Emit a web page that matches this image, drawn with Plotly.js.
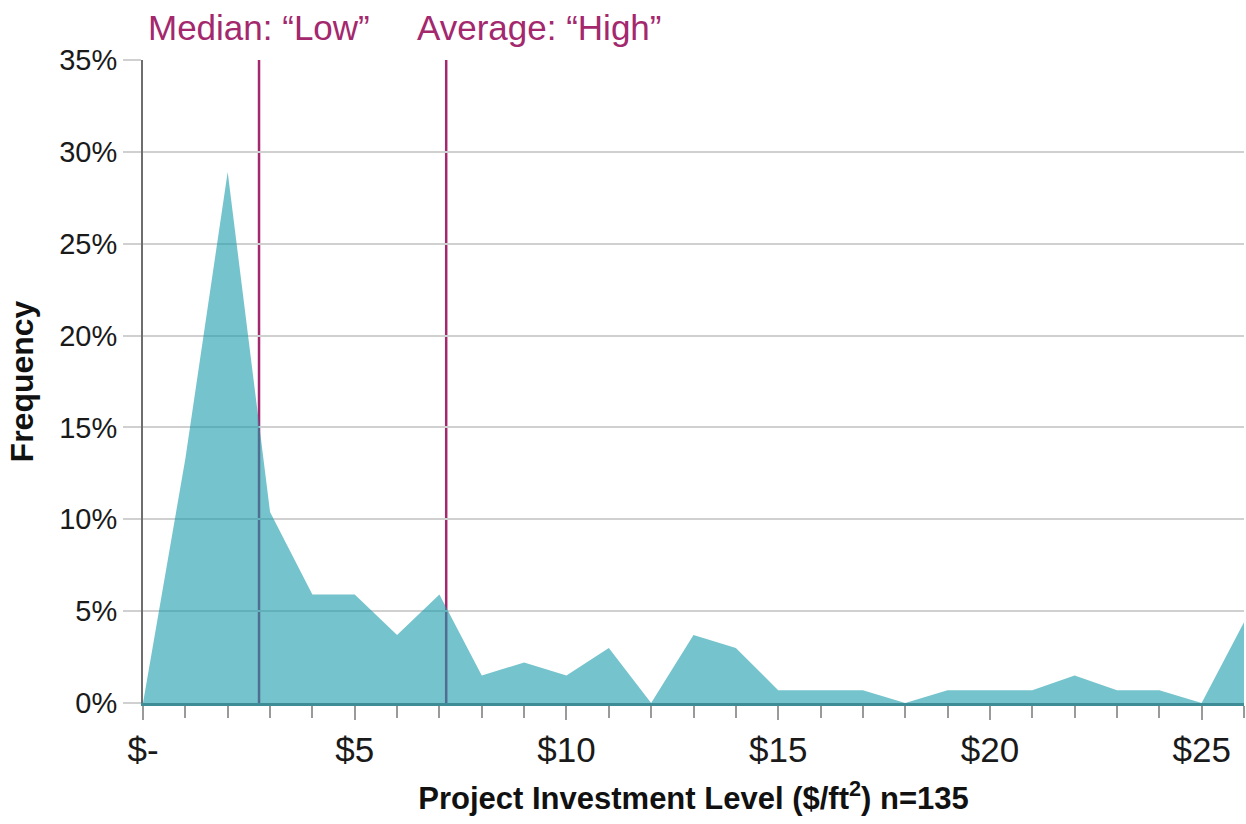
================================
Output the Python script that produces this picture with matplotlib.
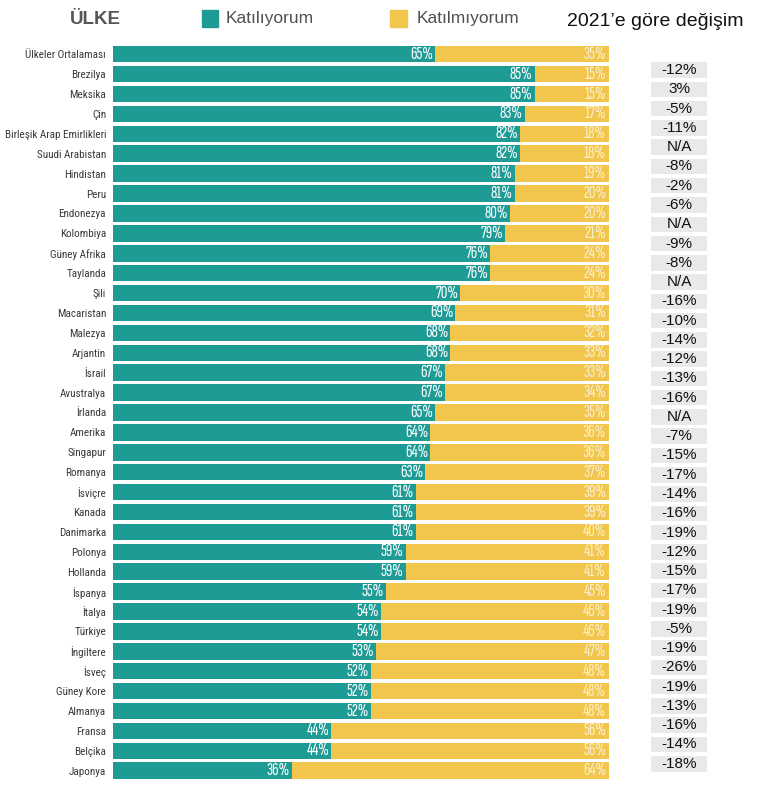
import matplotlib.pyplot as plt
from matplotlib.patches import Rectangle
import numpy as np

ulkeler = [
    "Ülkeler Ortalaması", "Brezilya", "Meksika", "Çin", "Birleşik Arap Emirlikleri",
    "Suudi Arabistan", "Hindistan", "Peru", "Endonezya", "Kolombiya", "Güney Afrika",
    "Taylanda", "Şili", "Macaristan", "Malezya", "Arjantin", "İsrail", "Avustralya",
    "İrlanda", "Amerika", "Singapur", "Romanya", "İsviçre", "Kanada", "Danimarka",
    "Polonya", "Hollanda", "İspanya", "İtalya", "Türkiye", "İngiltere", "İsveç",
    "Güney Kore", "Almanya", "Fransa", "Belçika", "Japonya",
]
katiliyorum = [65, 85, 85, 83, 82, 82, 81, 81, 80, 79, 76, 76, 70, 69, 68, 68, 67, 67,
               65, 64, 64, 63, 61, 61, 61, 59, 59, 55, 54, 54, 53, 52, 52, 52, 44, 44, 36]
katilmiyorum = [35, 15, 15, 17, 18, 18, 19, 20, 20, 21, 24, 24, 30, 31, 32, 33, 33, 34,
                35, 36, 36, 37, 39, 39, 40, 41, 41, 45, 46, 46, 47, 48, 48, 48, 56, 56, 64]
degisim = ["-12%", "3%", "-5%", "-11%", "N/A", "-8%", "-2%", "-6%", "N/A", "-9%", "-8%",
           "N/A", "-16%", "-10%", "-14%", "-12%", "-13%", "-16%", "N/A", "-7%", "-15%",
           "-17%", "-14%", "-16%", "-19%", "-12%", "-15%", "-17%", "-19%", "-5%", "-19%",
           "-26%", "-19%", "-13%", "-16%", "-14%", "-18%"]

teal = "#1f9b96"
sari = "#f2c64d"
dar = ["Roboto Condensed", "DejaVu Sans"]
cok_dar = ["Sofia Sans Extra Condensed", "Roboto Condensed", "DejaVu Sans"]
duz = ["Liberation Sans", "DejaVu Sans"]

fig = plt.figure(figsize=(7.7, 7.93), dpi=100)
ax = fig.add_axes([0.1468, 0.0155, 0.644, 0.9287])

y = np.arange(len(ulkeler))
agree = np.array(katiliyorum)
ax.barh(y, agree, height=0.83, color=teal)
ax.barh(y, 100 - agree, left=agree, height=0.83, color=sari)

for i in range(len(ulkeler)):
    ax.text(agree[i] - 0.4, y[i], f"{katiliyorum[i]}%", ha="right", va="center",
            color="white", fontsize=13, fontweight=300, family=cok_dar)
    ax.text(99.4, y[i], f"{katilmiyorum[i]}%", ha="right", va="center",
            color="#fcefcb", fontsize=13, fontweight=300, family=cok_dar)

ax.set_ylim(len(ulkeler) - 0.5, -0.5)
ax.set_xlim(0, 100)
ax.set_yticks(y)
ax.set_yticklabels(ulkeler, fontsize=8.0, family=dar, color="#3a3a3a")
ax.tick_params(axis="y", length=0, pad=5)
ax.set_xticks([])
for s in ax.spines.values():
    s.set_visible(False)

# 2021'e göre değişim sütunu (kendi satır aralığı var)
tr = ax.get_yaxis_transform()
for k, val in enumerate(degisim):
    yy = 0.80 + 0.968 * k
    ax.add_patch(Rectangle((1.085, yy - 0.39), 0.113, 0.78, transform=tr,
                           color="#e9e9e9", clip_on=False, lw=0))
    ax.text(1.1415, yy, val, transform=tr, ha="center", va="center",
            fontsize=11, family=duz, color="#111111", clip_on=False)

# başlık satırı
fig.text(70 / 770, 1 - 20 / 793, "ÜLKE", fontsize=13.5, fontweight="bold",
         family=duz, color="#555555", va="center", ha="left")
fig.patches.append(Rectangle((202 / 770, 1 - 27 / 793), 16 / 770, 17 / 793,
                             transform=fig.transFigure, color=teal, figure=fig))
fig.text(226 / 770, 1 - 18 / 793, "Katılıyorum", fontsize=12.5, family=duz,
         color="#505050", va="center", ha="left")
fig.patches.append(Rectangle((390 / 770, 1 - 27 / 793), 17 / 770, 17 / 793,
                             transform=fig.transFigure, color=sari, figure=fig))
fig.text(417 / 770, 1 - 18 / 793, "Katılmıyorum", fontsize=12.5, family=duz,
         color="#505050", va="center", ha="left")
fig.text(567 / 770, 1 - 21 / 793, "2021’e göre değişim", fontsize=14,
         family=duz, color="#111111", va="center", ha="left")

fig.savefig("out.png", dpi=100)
================================
Search the entries for the word "this", then gather every line that has it.

Emit a web page that matches this image, drawn with Plotly.js.
Output the Python script that produces this picture with matplotlib.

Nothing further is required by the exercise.